Raderach () was the World War II location of Prüffeld-Anlage Raderach, a V-2 rocket test facility code named "Porcelain Factory" ().  Raderach testing ensured V-2 turbopumps did not overpressure combustion chambers (there was no controller) and was planned for rocket motors to be installed by the nearby Zeppelin Works () as part of the Eastern Works (V-2 facilities in the Vienna-Freidrichshafen area).  Firings were visible in Switzerland across Lake Constance and testing ended shortly after the facility began operation.

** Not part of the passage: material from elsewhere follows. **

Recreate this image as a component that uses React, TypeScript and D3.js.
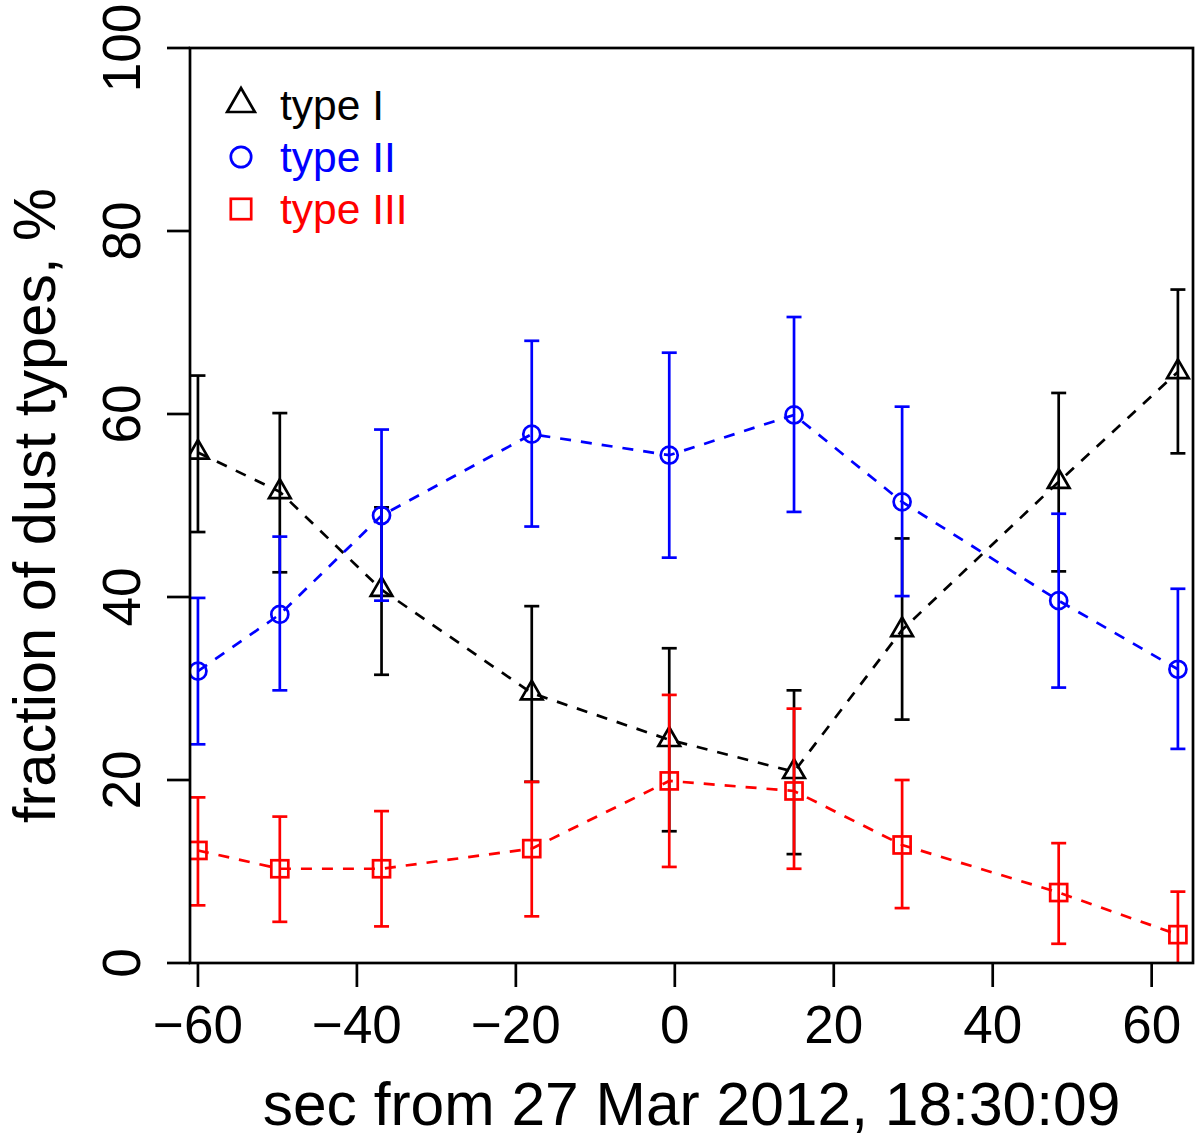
import React from "react";
import * as d3 from "d3";

const xs = [-60, -49.7, -36.9, -18.0, -0.7, 15.0, 28.6, 48.3, 63.3];

const type1 = [55.8, 51.5, 40.8, 29.5, 24.4, 20.9, 36.4, 52.6, 64.6];
const type1Lo = [47.1, 42.7, 31.5, 19.8, 14.4, 11.9, 26.6, 42.8, 55.7];
const type1Hi = [64.2, 60.1, 49.8, 39.0, 34.4, 29.8, 46.4, 62.3, 73.6];

const type2 = [31.9, 38.1, 48.9, 57.8, 55.5, 59.9, 50.4, 39.6, 32.1];
const type2Lo = [23.9, 29.8, 39.6, 47.7, 44.3, 49.3, 40.1, 30.1, 23.4];
const type2Hi = [39.9, 46.6, 58.3, 68.0, 66.7, 70.6, 60.8, 49.1, 40.9];

const type3 = [12.3, 10.3, 10.3, 12.5, 19.9, 18.8, 12.9, 7.7, 3.1];
const type3Lo = [6.3, 4.5, 4.0, 5.1, 10.5, 10.3, 6.0, 2.1, -1.5];
const type3Hi = [18.1, 16.0, 16.6, 19.8, 29.3, 27.8, 20.0, 13.1, 7.8];

const xTicks = [-60, -40, -20, 0, 20, 40, 60];
const yTicks = [0, 20, 40, 60, 80, 100];

const seriesNames = ["type I", "type II", "type III"];
const seriesColors = ["#000000", "#0000ff", "#ff0000"];
const seriesShapes = ["triangle", "circle", "square"];

const FONT = "'Liberation Sans', Arial, Helvetica, sans-serif";

function marker(shape: string, cx: number, cy: number, s: number, color: string, key?: string) {
  if (shape === "triangle") {
    const r = s;
    const h = (Math.sqrt(3) / 2) * r;
    const d = `M${cx},${cy - r}L${cx + h},${cy + r / 2}L${cx - h},${cy + r / 2}Z`;
    return <path key={key} d={d} fill="none" stroke={color} strokeWidth={2.7} />;
  }
  if (shape === "circle") {
    return <circle key={key} cx={cx} cy={cy} r={s * 0.68} fill="none" stroke={color} strokeWidth={2.7} />;
  }
  const a = s * 0.68;
  return <rect key={key} x={cx - a} y={cy - a} width={2 * a} height={2 * a} fill="none" stroke={color} strokeWidth={2.7} />;
}

export default function App() {
  const W = 1200;
  const H = 1143;
  const left = 190;
  const right = 1193;
  const top = 48;
  const bottom = 963;

  const x = d3.scaleLinear().domain([-61, 65.2]).range([left, right]);
  const y = d3.scaleLinear().domain([0, 100]).range([bottom, top]);

  const series = [
    { v: type1, lo: type1Lo, hi: type1Hi },
    { v: type2, lo: type2Lo, hi: type2Hi },
    { v: type3, lo: type3Lo, hi: type3Hi },
  ];

  const line = d3
    .line<number>()
    .x((_, i) => x(xs[i]))
    .y((d) => y(d));

  const cap = 7.5;
  const sizeInPlot = 12.5;
  const sizeLegend = 16;

  return (
    <div style={{ position: "absolute", left: 0, top: 0 }}>
      <svg width={W} height={H} style={{ display: "block", background: "#fff" }} fontFamily={FONT}>
        <defs>
          <clipPath id="plotclip">
            <rect x={left} y={top} width={right - left} height={bottom - top} />
          </clipPath>
        </defs>
        <g clipPath="url(#plotclip)">
          {series.map((s, si) => {
            const col = seriesColors[si];
            return (
              <g key={si}>
                <path d={line(s.v) || ""} fill="none" stroke={col} strokeWidth={2.7} strokeDasharray="11,10" />
                {s.v.map((_, i) => {
                  const cx = x(xs[i]);
                  const y0 = y(s.lo[i]);
                  const y1 = y(s.hi[i]);
                  return (
                    <g key={i} stroke={col} strokeWidth={2.7}>
                      <line x1={cx} x2={cx} y1={y0} y2={y1} />
                      <line x1={cx - cap} x2={cx + cap} y1={y0} y2={y0} />
                      <line x1={cx - cap} x2={cx + cap} y1={y1} y2={y1} />
                    </g>
                  );
                })}
                {s.v.map((v, i) => marker(seriesShapes[si], x(xs[i]), y(v), sizeInPlot, col, "m" + i))}
              </g>
            );
          })}
        </g>

        {/* box */}
        <rect x={left} y={top} width={right - left} height={bottom - top} fill="none" stroke="#000" strokeWidth={2.7} />

        {/* x axis ticks */}
        {xTicks.map((t) => (
          <g key={"xt" + t}>
            <line x1={x(t)} x2={x(t)} y1={bottom} y2={bottom + 24} stroke="#000" strokeWidth={2.7} />
            <text x={x(t)} y={1043} fontSize={53} textAnchor="middle" fill="#000">
              {t < 0 ? "\u2212" + Math.abs(t) : String(t)}
            </text>
          </g>
        ))}

        {/* y axis ticks */}
        {yTicks.map((t) => (
          <g key={"yt" + t}>
            <line x1={left - 23} x2={left} y1={y(t)} y2={y(t)} stroke="#000" strokeWidth={2.7} />
            <text
              transform={`translate(${140},${y(t)}) rotate(-90)`}
              fontSize={53}
              textAnchor="middle"
              fill="#000"
            >
              {String(t)}
            </text>
          </g>
        ))}

        {/* axis titles */}
        <text x={(left + right) / 2} y={1125} fontSize={60.5} textAnchor="middle" fill="#000">
          sec from 27 Mar 2012, 18:30:09
        </text>
        <text
          transform={`translate(${55},${(top + bottom) / 2}) rotate(-90)`}
          fontSize={59.5}
          textAnchor="middle"
          fill="#000"
        >
          fraction of dust types, %
        </text>

        {/* legend */}
        {seriesNames.map((name, i) => {
          const ly = 105 + i * 52;
          return (
            <g key={"lg" + i}>
              {marker(seriesShapes[i], 241, ly + (i === 0 ? -1 : 0), i === 0 ? sizeLegend : 15, seriesColors[i])}
              <text x={280} y={120 + i * 52} fontSize={42.5} fill={seriesColors[i]}>
                {name}
              </text>
            </g>
          );
        })}
      </svg>
    </div>
  );
}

The first design sketches for the Raderach facility were prepared by Bernhard Tessmann of the Peenemünde Army Research Center, and Captain König was the military representative at Raderach.  By mid-1942, the German Army had started construction of the Raderach motor test stand, and a nearby liquid oxygen (A-stoff) plant produced up to 900 tons/month.  On July 25, 1943, British V-2 intelligence reported that aerial photographic reconnaissance of Friedrichshafen depicted rocket firing sites like those at the Peenemünde Army Research Center.  On August 3, 1944, the test facility and the ZF Friedrichshafen at Friedrichshafen were bombed.  The 461st Bombardment Group's primary target was the "Raderach Chemical Works", and the Zahnradfabrik () secondary target was also bombed.  The 485th Bombardment Group attacked the "Ober chemical works" on August 16.